#### What the task requires:
In the material below, identify each line bearing the word "matplotlib". Reproduce those lines.

#### Given material:

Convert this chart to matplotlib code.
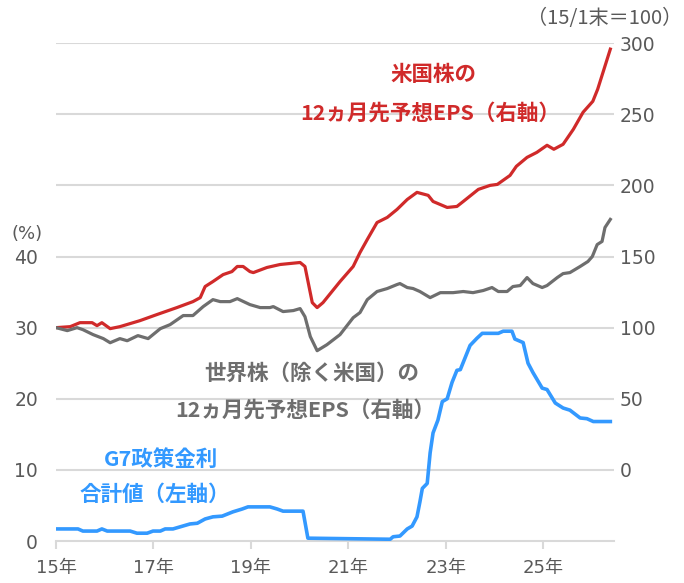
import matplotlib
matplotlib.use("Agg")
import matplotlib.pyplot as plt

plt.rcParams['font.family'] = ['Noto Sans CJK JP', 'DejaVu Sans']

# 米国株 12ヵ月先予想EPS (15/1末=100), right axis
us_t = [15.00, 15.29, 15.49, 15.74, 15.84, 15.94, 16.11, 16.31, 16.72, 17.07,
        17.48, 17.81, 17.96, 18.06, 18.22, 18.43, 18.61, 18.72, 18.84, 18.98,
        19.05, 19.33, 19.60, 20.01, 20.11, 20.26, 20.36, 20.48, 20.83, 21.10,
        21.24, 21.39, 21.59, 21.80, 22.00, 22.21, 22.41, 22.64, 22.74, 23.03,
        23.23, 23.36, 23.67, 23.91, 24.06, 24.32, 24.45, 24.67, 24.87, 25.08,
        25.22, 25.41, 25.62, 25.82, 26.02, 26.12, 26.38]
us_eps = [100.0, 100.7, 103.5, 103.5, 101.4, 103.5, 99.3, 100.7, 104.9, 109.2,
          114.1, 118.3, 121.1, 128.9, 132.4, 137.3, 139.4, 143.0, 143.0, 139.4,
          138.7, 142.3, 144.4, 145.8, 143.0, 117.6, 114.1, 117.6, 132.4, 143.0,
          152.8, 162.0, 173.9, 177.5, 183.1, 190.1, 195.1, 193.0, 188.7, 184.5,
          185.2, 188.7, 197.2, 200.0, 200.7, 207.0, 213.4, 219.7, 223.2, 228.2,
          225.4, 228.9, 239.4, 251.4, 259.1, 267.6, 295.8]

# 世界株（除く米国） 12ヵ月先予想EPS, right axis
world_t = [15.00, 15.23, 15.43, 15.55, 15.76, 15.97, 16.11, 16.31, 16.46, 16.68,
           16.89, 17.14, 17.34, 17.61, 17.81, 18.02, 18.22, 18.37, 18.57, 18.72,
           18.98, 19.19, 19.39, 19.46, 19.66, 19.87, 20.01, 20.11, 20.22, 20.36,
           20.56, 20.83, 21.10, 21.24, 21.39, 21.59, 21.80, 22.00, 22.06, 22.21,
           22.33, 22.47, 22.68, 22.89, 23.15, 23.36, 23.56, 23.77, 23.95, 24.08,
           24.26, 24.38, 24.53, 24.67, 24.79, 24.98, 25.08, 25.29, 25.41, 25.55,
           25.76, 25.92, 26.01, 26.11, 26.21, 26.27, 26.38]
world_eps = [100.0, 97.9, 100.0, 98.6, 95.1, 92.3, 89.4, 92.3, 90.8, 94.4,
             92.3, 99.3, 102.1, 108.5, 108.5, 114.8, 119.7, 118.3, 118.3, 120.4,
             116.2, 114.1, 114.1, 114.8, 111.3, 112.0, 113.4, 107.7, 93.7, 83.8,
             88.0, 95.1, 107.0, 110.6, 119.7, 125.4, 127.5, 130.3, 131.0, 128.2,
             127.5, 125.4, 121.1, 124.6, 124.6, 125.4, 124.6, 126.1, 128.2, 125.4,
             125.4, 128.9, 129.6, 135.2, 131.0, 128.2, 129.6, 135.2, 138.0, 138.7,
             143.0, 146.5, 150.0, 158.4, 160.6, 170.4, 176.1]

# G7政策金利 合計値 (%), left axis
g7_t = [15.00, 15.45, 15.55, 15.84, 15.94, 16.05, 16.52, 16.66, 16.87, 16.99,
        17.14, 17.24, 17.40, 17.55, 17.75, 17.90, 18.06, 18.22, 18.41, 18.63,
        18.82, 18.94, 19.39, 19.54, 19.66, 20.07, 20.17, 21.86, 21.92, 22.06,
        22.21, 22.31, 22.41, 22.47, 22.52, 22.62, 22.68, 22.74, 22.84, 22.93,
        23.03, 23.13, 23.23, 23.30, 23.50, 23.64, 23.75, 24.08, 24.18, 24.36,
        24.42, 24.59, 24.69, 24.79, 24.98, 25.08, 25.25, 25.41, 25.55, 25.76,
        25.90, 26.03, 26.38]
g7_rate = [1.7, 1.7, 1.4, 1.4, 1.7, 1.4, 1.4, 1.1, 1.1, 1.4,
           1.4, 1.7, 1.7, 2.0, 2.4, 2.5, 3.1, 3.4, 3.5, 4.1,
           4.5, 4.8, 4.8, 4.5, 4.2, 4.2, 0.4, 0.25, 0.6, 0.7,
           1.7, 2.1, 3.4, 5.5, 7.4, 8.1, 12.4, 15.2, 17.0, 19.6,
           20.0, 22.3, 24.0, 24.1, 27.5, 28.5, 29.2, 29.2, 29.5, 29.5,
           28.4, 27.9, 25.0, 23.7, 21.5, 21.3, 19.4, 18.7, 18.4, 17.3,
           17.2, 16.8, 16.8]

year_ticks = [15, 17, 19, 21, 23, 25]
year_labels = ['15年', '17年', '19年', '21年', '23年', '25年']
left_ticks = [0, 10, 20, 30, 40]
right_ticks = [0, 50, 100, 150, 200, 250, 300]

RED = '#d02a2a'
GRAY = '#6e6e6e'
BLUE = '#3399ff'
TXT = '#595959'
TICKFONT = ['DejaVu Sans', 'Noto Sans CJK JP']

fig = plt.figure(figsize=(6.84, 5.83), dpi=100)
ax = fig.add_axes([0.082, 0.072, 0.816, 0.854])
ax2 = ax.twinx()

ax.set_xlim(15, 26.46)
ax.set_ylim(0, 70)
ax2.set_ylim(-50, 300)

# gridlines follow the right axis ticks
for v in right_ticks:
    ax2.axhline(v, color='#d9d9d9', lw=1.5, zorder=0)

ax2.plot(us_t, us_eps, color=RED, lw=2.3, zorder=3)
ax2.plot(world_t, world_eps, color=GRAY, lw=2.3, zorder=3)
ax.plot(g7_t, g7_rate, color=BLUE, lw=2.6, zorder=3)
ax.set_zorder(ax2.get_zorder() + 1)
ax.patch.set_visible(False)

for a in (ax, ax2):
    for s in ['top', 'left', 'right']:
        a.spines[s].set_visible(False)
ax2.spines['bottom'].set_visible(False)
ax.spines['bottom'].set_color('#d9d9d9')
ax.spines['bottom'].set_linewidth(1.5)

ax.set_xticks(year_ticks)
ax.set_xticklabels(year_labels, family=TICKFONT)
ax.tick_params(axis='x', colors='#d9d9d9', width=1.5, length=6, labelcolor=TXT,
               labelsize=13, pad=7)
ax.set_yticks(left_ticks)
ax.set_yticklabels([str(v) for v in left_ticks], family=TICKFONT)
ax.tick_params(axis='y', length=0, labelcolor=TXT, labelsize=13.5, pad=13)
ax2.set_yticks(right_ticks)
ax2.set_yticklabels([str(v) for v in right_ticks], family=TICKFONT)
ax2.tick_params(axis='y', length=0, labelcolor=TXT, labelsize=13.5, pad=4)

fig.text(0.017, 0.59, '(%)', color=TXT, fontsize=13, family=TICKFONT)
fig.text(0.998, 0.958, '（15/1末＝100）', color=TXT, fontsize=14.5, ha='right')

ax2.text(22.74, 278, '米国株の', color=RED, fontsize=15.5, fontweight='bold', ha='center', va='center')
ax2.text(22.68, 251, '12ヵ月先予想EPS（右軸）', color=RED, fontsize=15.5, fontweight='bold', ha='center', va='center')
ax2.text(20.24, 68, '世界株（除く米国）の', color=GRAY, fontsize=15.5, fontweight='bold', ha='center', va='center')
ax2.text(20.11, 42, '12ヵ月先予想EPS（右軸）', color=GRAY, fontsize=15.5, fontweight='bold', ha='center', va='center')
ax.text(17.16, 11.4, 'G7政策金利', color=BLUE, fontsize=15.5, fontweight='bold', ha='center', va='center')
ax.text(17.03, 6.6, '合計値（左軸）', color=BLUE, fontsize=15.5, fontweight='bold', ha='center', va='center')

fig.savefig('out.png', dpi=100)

#### Answer to this task:
Convert this chart to matplotlib code.
import matplotlib
matplotlib.use("Agg")
import matplotlib.pyplot as plt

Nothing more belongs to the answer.